I am new to multivariable calculus and am just get my head around the parameterization of surfaces. After research I found that a cylinder entered on the z - axis with radius R has a parameterisation $C(\theta, z) = Rcos\theta i + Rsin\theta j + z k $
But, what I don't understand is how this parameterization is derived in the first place. Like what is the method to arrive at that. I researched on several websites, including Khan Academy, but couldn't understand. Please help.
On
Some ideas for you:
As the cylinder has center on the $\;z\,-$ axis, if we "cut" the cylinder with the plane $\;z=0\;$ (the $\;xy\,-$ plane), then we get a circle $\;C:\;x^2+y^2=R^2\;$ , which is easily parametrizable by
$$C:\;r(\theta):=(R\cos\theta,\,R\sin\theta,\,0)\;$$
Now, just repeat the above argument for any plane of the form $\;z=k\;,\;\;k\;$ a constant (this means: a plane parallel to the $\;xy\,-$ plane) , and you'll get with that cut a circle $\;C':\;(R\cos\theta,\,R\sin\theta,\,k)\;$ .

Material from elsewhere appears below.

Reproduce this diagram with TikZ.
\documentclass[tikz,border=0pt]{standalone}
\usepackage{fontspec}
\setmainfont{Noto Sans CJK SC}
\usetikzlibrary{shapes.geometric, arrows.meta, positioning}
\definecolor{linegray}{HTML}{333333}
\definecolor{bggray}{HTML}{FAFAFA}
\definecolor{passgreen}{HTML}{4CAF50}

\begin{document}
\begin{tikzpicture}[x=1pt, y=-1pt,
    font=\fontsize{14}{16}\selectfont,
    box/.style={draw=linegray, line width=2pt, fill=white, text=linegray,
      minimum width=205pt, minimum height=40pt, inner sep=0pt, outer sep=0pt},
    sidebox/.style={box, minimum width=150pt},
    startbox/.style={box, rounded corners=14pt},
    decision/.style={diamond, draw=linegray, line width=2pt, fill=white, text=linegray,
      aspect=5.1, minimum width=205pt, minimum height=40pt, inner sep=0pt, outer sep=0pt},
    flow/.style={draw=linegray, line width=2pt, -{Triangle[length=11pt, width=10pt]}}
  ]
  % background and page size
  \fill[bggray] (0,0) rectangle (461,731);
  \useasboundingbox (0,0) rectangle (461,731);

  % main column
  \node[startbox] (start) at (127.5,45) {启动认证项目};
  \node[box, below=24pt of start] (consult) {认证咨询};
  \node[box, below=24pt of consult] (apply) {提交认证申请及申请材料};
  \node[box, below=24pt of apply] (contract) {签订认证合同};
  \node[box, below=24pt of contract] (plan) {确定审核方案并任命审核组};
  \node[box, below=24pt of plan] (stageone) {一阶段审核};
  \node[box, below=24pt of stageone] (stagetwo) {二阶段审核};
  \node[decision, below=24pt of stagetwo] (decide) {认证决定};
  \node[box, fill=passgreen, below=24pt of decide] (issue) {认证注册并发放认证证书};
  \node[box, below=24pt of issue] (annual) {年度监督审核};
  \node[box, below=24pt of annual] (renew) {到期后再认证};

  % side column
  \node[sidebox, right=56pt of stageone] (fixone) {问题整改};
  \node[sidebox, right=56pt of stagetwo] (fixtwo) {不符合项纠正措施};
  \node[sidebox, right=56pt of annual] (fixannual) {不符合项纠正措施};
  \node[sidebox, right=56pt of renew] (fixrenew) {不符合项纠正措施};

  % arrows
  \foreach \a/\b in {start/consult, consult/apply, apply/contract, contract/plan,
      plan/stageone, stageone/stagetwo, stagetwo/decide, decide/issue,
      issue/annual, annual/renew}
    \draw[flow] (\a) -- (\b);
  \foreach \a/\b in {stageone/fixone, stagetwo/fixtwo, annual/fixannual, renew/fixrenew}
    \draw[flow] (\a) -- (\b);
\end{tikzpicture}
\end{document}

From the above it is easily seen, imo, why the given cylinder has the parametrization it has.
The coordinate pairs $$ (x,y) = (R \cos \theta, R \sin \theta) $$ describe the points on a circle with center at the origin and radius $R$, see e.g. the polar coordinates construction, for a constant radius $R$.
If you then add a variable $z$ coordinate you get all such circles along the $z$-axis. $$ (x,y, z) = (R \cos \theta, R \sin \theta, z) \quad (z = \text{const}) $$ These circles form the cylinder surface. If $z$ is unbound it is a cylinder of infinite length, if $z \in [a,b]$ for real $a, b$ it is a finite cylinder.
Usually one adds the top and bottom discs for a finite cylinder.